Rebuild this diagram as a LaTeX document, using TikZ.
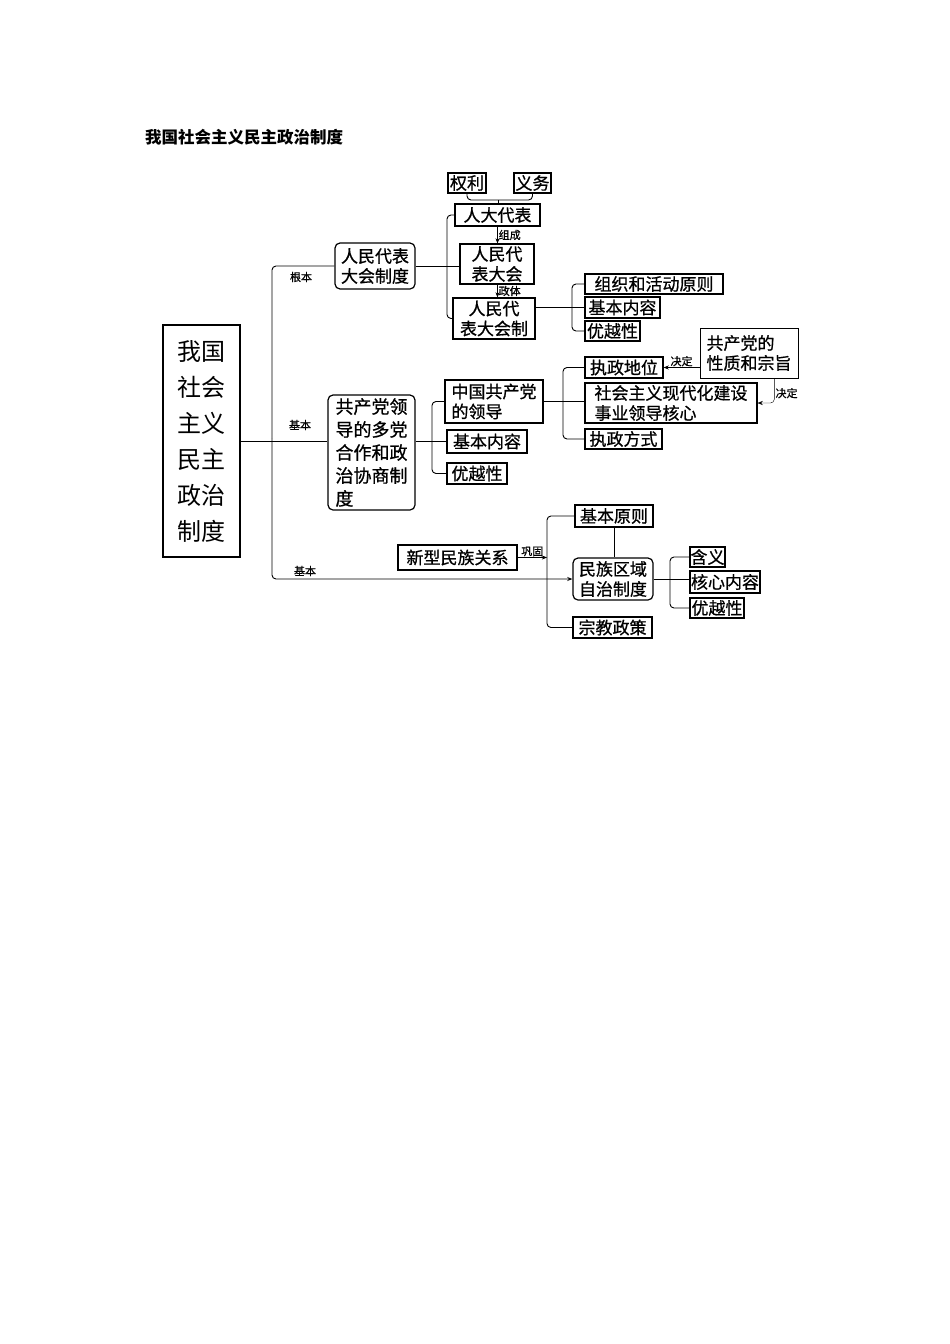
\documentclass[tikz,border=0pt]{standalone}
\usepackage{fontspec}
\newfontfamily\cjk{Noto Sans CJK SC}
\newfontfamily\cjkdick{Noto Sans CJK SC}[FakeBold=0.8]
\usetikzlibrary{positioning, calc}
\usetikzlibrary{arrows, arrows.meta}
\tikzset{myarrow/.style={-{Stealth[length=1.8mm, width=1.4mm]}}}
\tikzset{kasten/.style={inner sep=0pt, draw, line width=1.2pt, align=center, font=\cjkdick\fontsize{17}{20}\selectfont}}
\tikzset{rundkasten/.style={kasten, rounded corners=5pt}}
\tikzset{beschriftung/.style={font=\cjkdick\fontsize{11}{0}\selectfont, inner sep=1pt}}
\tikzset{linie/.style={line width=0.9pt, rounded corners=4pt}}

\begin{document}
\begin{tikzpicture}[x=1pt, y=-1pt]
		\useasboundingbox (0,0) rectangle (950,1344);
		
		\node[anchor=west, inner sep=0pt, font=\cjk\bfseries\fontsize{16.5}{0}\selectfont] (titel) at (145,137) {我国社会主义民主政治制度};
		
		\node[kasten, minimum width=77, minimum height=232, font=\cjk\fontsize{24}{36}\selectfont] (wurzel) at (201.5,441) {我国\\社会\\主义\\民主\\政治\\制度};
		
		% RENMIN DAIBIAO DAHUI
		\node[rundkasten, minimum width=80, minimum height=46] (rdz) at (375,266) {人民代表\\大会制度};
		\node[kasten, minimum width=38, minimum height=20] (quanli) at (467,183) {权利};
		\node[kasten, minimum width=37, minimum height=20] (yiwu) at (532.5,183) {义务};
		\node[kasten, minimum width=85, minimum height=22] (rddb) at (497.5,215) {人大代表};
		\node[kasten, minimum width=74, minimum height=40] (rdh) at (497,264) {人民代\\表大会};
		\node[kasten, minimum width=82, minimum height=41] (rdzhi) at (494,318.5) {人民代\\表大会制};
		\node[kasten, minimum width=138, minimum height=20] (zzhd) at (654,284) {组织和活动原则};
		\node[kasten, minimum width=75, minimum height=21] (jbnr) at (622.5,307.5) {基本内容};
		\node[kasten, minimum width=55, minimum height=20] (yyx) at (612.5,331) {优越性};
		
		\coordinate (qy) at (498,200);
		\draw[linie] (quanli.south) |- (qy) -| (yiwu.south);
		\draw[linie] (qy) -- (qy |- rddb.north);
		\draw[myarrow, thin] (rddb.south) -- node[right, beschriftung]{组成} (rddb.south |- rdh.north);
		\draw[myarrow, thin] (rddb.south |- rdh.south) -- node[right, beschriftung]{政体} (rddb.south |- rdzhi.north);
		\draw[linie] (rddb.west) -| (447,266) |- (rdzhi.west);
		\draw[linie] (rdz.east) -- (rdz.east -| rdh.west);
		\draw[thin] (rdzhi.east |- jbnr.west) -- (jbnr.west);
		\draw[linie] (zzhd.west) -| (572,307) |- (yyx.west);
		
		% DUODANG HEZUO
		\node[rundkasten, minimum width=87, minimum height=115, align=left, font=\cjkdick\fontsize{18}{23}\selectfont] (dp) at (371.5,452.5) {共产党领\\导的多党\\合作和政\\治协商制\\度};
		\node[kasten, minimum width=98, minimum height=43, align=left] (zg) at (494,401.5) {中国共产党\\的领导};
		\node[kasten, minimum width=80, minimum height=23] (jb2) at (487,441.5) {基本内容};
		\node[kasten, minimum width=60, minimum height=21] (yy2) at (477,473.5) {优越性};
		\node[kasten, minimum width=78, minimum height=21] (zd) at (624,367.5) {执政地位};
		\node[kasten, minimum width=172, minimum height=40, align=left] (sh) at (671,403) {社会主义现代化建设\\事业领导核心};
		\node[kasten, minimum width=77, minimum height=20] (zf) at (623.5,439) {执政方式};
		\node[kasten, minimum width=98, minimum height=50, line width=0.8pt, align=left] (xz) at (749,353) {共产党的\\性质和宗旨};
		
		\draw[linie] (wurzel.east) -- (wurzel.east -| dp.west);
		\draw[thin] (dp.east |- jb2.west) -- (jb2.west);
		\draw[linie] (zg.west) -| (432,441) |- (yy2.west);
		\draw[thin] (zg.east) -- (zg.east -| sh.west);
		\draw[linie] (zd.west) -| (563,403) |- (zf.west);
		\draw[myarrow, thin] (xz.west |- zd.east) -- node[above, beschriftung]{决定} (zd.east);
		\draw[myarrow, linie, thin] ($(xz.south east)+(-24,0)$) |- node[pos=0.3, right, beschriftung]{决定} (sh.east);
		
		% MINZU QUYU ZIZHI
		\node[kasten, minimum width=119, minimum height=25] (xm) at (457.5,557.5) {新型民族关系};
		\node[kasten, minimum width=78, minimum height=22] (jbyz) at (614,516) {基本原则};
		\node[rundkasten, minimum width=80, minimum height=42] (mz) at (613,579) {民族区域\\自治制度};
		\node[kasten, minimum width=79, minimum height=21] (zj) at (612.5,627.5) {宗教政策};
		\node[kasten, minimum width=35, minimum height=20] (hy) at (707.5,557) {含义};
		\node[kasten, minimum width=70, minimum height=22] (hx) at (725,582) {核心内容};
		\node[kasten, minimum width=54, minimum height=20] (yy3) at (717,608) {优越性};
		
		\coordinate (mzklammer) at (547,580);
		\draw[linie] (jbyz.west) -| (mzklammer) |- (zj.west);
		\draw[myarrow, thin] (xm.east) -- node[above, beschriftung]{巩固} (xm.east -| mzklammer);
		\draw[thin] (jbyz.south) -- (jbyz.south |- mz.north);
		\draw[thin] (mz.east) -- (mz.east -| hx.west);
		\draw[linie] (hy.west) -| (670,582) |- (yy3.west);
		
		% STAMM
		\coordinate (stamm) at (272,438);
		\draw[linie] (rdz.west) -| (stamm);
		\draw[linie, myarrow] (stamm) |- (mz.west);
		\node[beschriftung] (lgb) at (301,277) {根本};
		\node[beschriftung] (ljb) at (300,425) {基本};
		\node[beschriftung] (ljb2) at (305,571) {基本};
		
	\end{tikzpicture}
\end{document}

-------------------------

## Requirements
Write out each line of the listing above, exactly, from its first line to the line holding "minimum width=55, minimum", inclusive. Skip the pictures.

## Result of this task
Rebuild this diagram as a LaTeX document, using TikZ.
\documentclass[tikz,border=0pt]{standalone}
\usepackage{fontspec}
\newfontfamily\cjk{Noto Sans CJK SC}
\newfontfamily\cjkdick{Noto Sans CJK SC}[FakeBold=0.8]
\usetikzlibrary{positioning, calc}
\usetikzlibrary{arrows, arrows.meta}
\tikzset{myarrow/.style={-{Stealth[length=1.8mm, width=1.4mm]}}}
\tikzset{kasten/.style={inner sep=0pt, draw, line width=1.2pt, align=center, font=\cjkdick\fontsize{17}{20}\selectfont}}
\tikzset{rundkasten/.style={kasten, rounded corners=5pt}}
\tikzset{beschriftung/.style={font=\cjkdick\fontsize{11}{0}\selectfont, inner sep=1pt}}
\tikzset{linie/.style={line width=0.9pt, rounded corners=4pt}}

\begin{document}
\begin{tikzpicture}[x=1pt, y=-1pt]
		\useasboundingbox (0,0) rectangle (950,1344);
		
		\node[anchor=west, inner sep=0pt, font=\cjk\bfseries\fontsize{16.5}{0}\selectfont] (titel) at (145,137) {我国社会主义民主政治制度};
		
		\node[kasten, minimum width=77, minimum height=232, font=\cjk\fontsize{24}{36}\selectfont] (wurzel) at (201.5,441) {我国\\社会\\主义\\民主\\政治\\制度};
		
		% RENMIN DAIBIAO DAHUI
		\node[rundkasten, minimum width=80, minimum height=46] (rdz) at (375,266) {人民代表\\大会制度};
		\node[kasten, minimum width=38, minimum height=20] (quanli) at (467,183) {权利};
		\node[kasten, minimum width=37, minimum height=20] (yiwu) at (532.5,183) {义务};
		\node[kasten, minimum width=85, minimum height=22] (rddb) at (497.5,215) {人大代表};
		\node[kasten, minimum width=74, minimum height=40] (rdh) at (497,264) {人民代\\表大会};
		\node[kasten, minimum width=82, minimum height=41] (rdzhi) at (494,318.5) {人民代\\表大会制};
		\node[kasten, minimum width=138, minimum height=20] (zzhd) at (654,284) {组织和活动原则};
		\node[kasten, minimum width=75, minimum height=21] (jbnr) at (622.5,307.5) {基本内容};
		\node[kasten, minimum width=55, minimum height=20] (yyx) at (612.5,331) {优越性};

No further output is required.